А разве не мистически путешествует анекдот? Сегодня, скажем, в полдень Ося Прут обмолвился им в киностудии, а к вечеру этот его анекдот уже гуляет по Ленинграду, Одессе, Киеву.

– Мистика!
– отзываюсь я.

Примерно через неделю я был вызван в Москву Комитетом по делам искусств. Опять собрались запрещать мою пьесу. Скучная история, повторяющаяся из года в год. У чиновников комитета это называется: "Помогать драматургам в работе".

Приезжаю в Москву, устраиваюсь в гостинице, оставляю чемодан в номере и прежде комитета иду к Качаловым.

В коридоре встречает меня Василий Иванович. Он в суконной синей пижаме с витыми шнурами на груди, в мягких клетчатых туфлях. Гладко выбрит. Подстрижен ниже обыкновенного. Это всегда молодит.

От него пахнет крепким тройным одеколоном. Запах мужчины!

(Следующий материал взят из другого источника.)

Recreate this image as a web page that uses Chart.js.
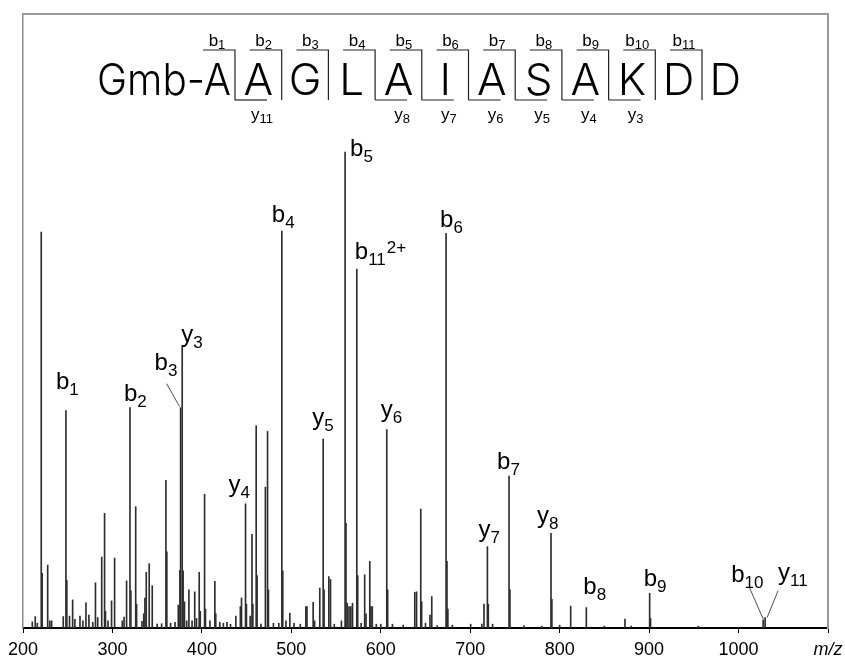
<!DOCTYPE html>
<html>
<head>
<meta charset="utf-8">
<script src="https://cdn.jsdelivr.net/npm/chart.js@4.4.1/dist/chart.umd.min.js"></script>
<style>
  html, body { margin: 0; padding: 0; background: #fff; }
</style>
</head>
<body>
<canvas id="spectrum" width="845" height="659"></canvas>
<script>
// peak list (m/z, relative intensity, base peak = 100)
const peakMz = [
  210.4, 213.7, 216, 220.4, 221.4, 227.6, 230, 232, 245, 248, 249, 252, 255.5, 258,
  263.7, 267, 270.4, 273.7, 278, 281, 283.5, 288, 291.2, 292.2, 295, 299, 302.4, 311,
  313, 315.8, 319.6, 320.6, 326, 327, 333, 335, 336.3, 337.8, 341.1, 344.5, 350, 355,
  359.8, 360.8, 365, 370, 373.6, 375.4, 376.2, 378, 379, 380.5, 383, 385.5, 389, 392,
  394, 397, 398.2, 403, 404, 409, 414.5, 415.5, 420, 424, 428, 432, 438, 443, 444.3,
  448.8, 449.8, 454, 456, 457, 460.7, 461.7, 466, 471, 473.4, 474.4, 480, 486, 489.4,
  490.4, 494, 498.3, 503, 510, 516.2, 517.5, 524.4, 526, 531.8, 535.6, 536.6, 541.9,
  543.8, 548, 556, 560.1, 561.1, 562.5, 564.5, 566.5, 568.4, 573.2, 574.2, 578, 582,
  583.5, 587.7, 589, 590.5, 595, 600, 606.7, 607.7, 613, 625, 638, 640, 644.7, 645.7,
  650, 655, 657, 663, 673, 674, 675, 680, 700.5, 713, 715.4, 719.2, 720.2, 725, 743.4,
  744.4, 760, 780, 790.3, 791.3, 800, 812.3, 829.8, 850, 873, 880, 900.6, 901.6, 955,
  1027.5, 1029.7
];
const peakIntensity = [
  1.3, 2.4, 1.0, 83.2, 11.5, 13.2, 1.5, 1.5, 2.4, 45.7, 10.0, 2.5, 5.9, 1.8,
  2.5, 1.5, 5.3, 2.7, 1.2, 9.5, 2.2, 14.9, 24.1, 3.5, 1.5, 5.7, 14.7, 1.5,
  2.3, 9.9, 46.3, 7.8, 25.5, 5.0, 1.4, 3.0, 6.3, 11.7, 13.5, 8.9, 0.8, 0.9,
  31.0, 16.0, 1.0, 1.2, 4.8, 12.1, 46.3, 59.4, 12.0, 5.5, 1.5, 8.0, 1.5, 7.6,
  2.0, 11.7, 3.5, 28.1, 4.0, 1.5, 9.8, 3.0, 1.2, 1.0, 1.2, 0.8, 2.5, 4.5, 6.3,
  26.1, 5.0, 2.5, 19.7, 5.0, 42.5, 11.0, 0.8, 29.6, 41.3, 8.0, 1.0, 1.0, 83.4,
  12.0, 1.5, 3.1, 1.0, 0.8, 4.5, 4.5, 5.4, 1.5, 8.4, 39.7, 8.0, 10.8,
  10.2, 0.8, 1.5, 100, 22.0, 5.2, 4.5, 4.5, 5.2, 75.4, 11.0, 1.0, 11.2,
  3.0, 14.0, 4.5, 4.5, 0.8, 0.8, 41.7, 8.0, 0.8, 0.6, 7.5, 7.6, 25.0, 5.5,
  1.0, 2.7, 6.6, 0.5, 82.9, 14.0, 4.0, 0.6, 0.8, 0.8, 5.0, 17.1, 5.0, 0.8, 31.9,
  8.0, 0.5, 0.4, 19.9, 6.0, 0.6, 4.6, 4.3, 0.4, 1.9, 0.4, 7.3, 2.0, 0.4,
  1.7, 2.2
];

// assigned fragment ions and the peak each one labels
const ionNames = ['b1', 'b2', 'b3', 'y3', 'y4', 'b4', 'y5', 'b5', 'b11 2+', 'y6',
  'b6', 'y7', 'b7', 'y8', 'b8', 'b9', 'b10', 'y11'];
const ionMz = [248, 319.6, 376.2, 378, 448.8, 489.4, 535.6, 560.1, 573.2, 606.7,
  673, 719.2, 743.4, 790.3, 829.8, 900.6, 1027.5, 1029.7];

// peptide sequence drawn above the spectrum
const sequenceStart = 'Gmb-A';
const residues = ['A', 'G', 'L', 'A', 'I', 'A', 'S', 'A', 'K', 'D', 'D'];
const bCuts = [1, 2, 3, 4, 5, 6, 7, 8, 9, 10, 11];
const yCuts = [1, 4, 5, 6, 7, 8, 9];

const xTickLabels = ['200', '300', '400', '500', '600', '700', '800', '900', '1000', 'm/z'];

const FONT = "'Liberation Sans', Arial, Helvetica, sans-serif";
const SEQ_FONT = "300 44px Inter, 'Open Sans', 'Liberation Sans', sans-serif";

// label placement: text left / baseline relative to the peak top (px)
const labelOffset = {
  'b1': [-10, -21], 'b2': [-6, -7], 'b3': [-26, -38], 'y3': [-1, -3],
  'y4': [-17, -12], 'b4': [-10, -9], 'y5': [-11, -14], 'b5': [5, 4],
  'b11 2+': [-2, -10], 'y6': [-6, -13], 'b6': [-6, -6], 'y7': [-9, -10],
  'b7': [-12, -7], 'y8': [-14, -10], 'b8': [-3, -14], 'b9': [-6, -7],
  'b10': [-32, -38], 'y11': [13, -38]
};
// leader lines: [fromDx, fromDy, toDx, toDy] relative to the peak top
const leaders = {
  'b3': [-14, -24, -1, -1],
  'b10': [-14, -33, 0, -1],
  'y11': [13, -27, 2, 0]
};

function drawIon(ctx, x, y, name, big, small, drop) {
  const [, letter, num, charge] = name.match(/^([by])(\d+)(?: (\S+))?$/);
  ctx.font = `${big}px ${FONT}`;
  ctx.fillText(letter, x, y);
  const cx = x + ctx.measureText(letter).width;
  ctx.font = `${small}px ${FONT}`;
  ctx.fillText(num, cx, y + drop);
  if (charge) {
    ctx.fillText(charge, cx + ctx.measureText(num).width + 1, y - drop);
  }
}

function ionWidth(ctx, name, big, small) {
  const [, letter, num] = name.match(/^([by])(\d+)/);
  ctx.font = `${big}px ${FONT}`;
  const w = ctx.measureText(letter).width;
  ctx.font = `${small}px ${FONT}`;
  return w + ctx.measureText(num).width;
}

const annotations = {
  id: 'annotations',
  afterDraw(chart) {
    const ctx = chart.ctx;
    const xs = chart.scales.x;
    const ys = chart.scales.y;
    ctx.save();
    ctx.fillStyle = '#000';
    ctx.strokeStyle = '#222';
    ctx.textBaseline = 'alphabetic';
    ctx.textAlign = 'left';

    // peak labels
    ionNames.forEach((name, i) => {
      const idx = peakMz.indexOf(ionMz[i]);
      const px = xs.getPixelForValue(ionMz[i]);
      const py = ys.getPixelForValue(peakIntensity[idx]);
      const [dx, dy] = labelOffset[name];
      drawIon(ctx, px + dx, py + dy, name, 24, 17, 6);
      const l = leaders[name];
      if (l) {
        ctx.lineWidth = 0.8;
        ctx.beginPath();
        ctx.moveTo(px + l[0], py + l[1]);
        ctx.lineTo(px + l[2], py + l[3]);
        ctx.stroke();
      }
    });

    // sequence header
    const firstCut = 235, step = 46.7, top = 50, bottom = 100, arm = 32, base = 95;
    ctx.font = SEQ_FONT;
    ctx.textAlign = 'right';
    ctx.fillText(sequenceStart, firstCut - 4, base, 134);
    ctx.textAlign = 'center';
    residues.forEach((r, i) => {
      ctx.fillText(r, firstCut + (i + 0.5) * step, base);
    });
    ctx.lineWidth = 1.2;
    ctx.strokeStyle = '#222';
    bCuts.forEach((k) => {
      const x = firstCut + (k - 1) * step;
      ctx.beginPath();
      ctx.moveTo(x - arm, top);
      ctx.lineTo(x, top);
      ctx.lineTo(x, bottom);
      ctx.stroke();
    });
    ctx.textAlign = 'left';
    bCuts.forEach((k) => {
      const x = firstCut + (k - 1) * step;
      const name = 'b' + k;
      const w = ionWidth(ctx, name, 17, 13);
      drawIon(ctx, x - 18 - w / 2, top - 4, name, 17, 13, 3);
    });
    yCuts.forEach((k) => {
      const x = firstCut + (k - 1) * step;
      ctx.beginPath();
      ctx.moveTo(x, bottom);
      ctx.lineTo(x + arm, bottom);
      ctx.stroke();
      const name = 'y' + (residues.length + 1 - k);
      const w = ionWidth(ctx, name, 17, 13);
      drawIon(ctx, x + 27 - w / 2, bottom + 20, name, 17, 13, 3);
    });
    ctx.restore();
  }
};

const hiddenAxis = (position, color) => ({
  type: 'linear',
  position,
  display: true,
  ticks: { display: false },
  grid: { display: false, drawTicks: false },
  border: { color, width: 2 }
});

new Chart(document.getElementById('spectrum'), {
  type: 'bar',
  data: {
    datasets: [{
      data: peakMz.map((x, i) => ({ x, y: peakIntensity[i] })),
      backgroundColor: '#2e2e2e',
      borderWidth: 0,
      barThickness: 1
    }]
  },
  options: {
    responsive: false,
    animation: false,
    devicePixelRatio: 1,
    layout: { padding: { left: 23, right: 17, top: 14, bottom: 0 } },
    plugins: { legend: { display: false }, tooltip: { enabled: false } },
    scales: {
      x: {
        type: 'linear',
        min: 200,
        max: 1100,
        offset: false,
        afterFit: (s) => {
          s.height = 31;
          s.paddingLeft = 0;
          s.paddingRight = 0;
        },
        ticks: {
          stepSize: 100,
          autoSkip: false,
          maxRotation: 0,
          padding: 6,
          color: '#000',
          font: (c) => ({
            family: FONT,
            size: 18,
            style: c.tick && c.tick.value === 1100 ? 'italic' : 'normal'
          }),
          callback: (v) => xTickLabels[Math.round((v - 200) / 100)]
        },
        grid: { offset: false, drawOnChartArea: false, drawTicks: true, tickLength: 5, color: '#000' },
        border: { color: '#000', width: 2 }
      },
      y: {
        type: 'linear',
        min: 0,
        max: 129,
        ticks: { display: false },
        grid: { display: false, drawTicks: false },
        border: { color: '#8c8c8c', width: 1.5 }
      },
      x2: hiddenAxis('top', '#999'),
      y2: hiddenAxis('right', '#999')
    }
  },
  plugins: [annotations]
});
</script>
</body>
</html>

Чуть изменив классику, он жизнерадостно баритонит:

– Умерший тебя приветствует!

В углу на банкетке стоит большая именинная корзина изпод шампанского и фруктов, доверху наполненная телеграммами.

– А нашей здесь нет!
– с гордостью говорю я.
– Не поймал на удочку.

– Сорвался карась.

– Э, чего тут хвастать! Просто бездарен я в этом деле: не умею выражать соболезнования.

В кабинет входит Нина Николаевна.

– Да уж, конечно, - подергивает она плечиком, - если и по-настоящему умрешь, ты не пошевелишься подать телеграмму.

– Не пошевелюсь, Ниночка. Поэтому не умирай. Не советую.

– А я и не собираюсь, друг мой.

И, прихрамывая, она бегает вокруг письменного стола, что-то на ходу переставляя и перекладывая на нем, к огорчению хозяина. Но он мужественно это выдерживает.

Я спрашиваю Качалова:

– Что же все-таки было? Что за безвременная кончина?

– Была, Анатоль, генеральная репетиция. А скоро и спектакль.